### STATED TASK:
Search the records that follow and extract every line containing the string "this".

***

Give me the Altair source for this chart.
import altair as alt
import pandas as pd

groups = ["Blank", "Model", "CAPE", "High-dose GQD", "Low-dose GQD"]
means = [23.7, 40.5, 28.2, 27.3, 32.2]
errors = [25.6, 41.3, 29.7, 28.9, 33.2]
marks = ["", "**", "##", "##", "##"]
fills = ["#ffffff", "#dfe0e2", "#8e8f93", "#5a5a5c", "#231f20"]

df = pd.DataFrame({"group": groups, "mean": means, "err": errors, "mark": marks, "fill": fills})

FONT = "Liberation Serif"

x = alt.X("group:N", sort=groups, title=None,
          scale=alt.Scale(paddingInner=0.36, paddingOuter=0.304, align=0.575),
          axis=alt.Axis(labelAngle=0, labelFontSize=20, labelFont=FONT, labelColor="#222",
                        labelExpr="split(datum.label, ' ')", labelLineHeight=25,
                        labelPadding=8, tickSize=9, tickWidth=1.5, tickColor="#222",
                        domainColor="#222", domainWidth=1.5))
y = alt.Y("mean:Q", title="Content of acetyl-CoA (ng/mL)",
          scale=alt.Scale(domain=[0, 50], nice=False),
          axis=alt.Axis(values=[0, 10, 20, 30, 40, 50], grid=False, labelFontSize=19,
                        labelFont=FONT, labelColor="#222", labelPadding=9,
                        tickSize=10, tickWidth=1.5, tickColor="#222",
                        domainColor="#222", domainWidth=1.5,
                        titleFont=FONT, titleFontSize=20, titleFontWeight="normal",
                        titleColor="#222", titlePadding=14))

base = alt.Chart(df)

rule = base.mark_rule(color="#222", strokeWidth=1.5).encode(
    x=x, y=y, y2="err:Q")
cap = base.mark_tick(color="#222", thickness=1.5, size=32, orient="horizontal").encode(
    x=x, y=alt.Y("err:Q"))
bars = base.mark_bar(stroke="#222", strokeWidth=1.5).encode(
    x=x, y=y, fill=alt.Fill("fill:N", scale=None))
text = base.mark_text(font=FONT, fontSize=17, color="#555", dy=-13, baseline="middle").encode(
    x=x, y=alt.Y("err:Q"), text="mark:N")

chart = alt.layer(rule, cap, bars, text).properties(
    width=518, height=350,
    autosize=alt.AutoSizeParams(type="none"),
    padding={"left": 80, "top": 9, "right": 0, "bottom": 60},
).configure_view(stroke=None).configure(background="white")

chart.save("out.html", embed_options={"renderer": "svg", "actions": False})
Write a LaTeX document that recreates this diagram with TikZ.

***

### COMPLETED EXERCISE:
Give me the Altair source for this chart.
Write a LaTeX document that recreates this diagram with TikZ.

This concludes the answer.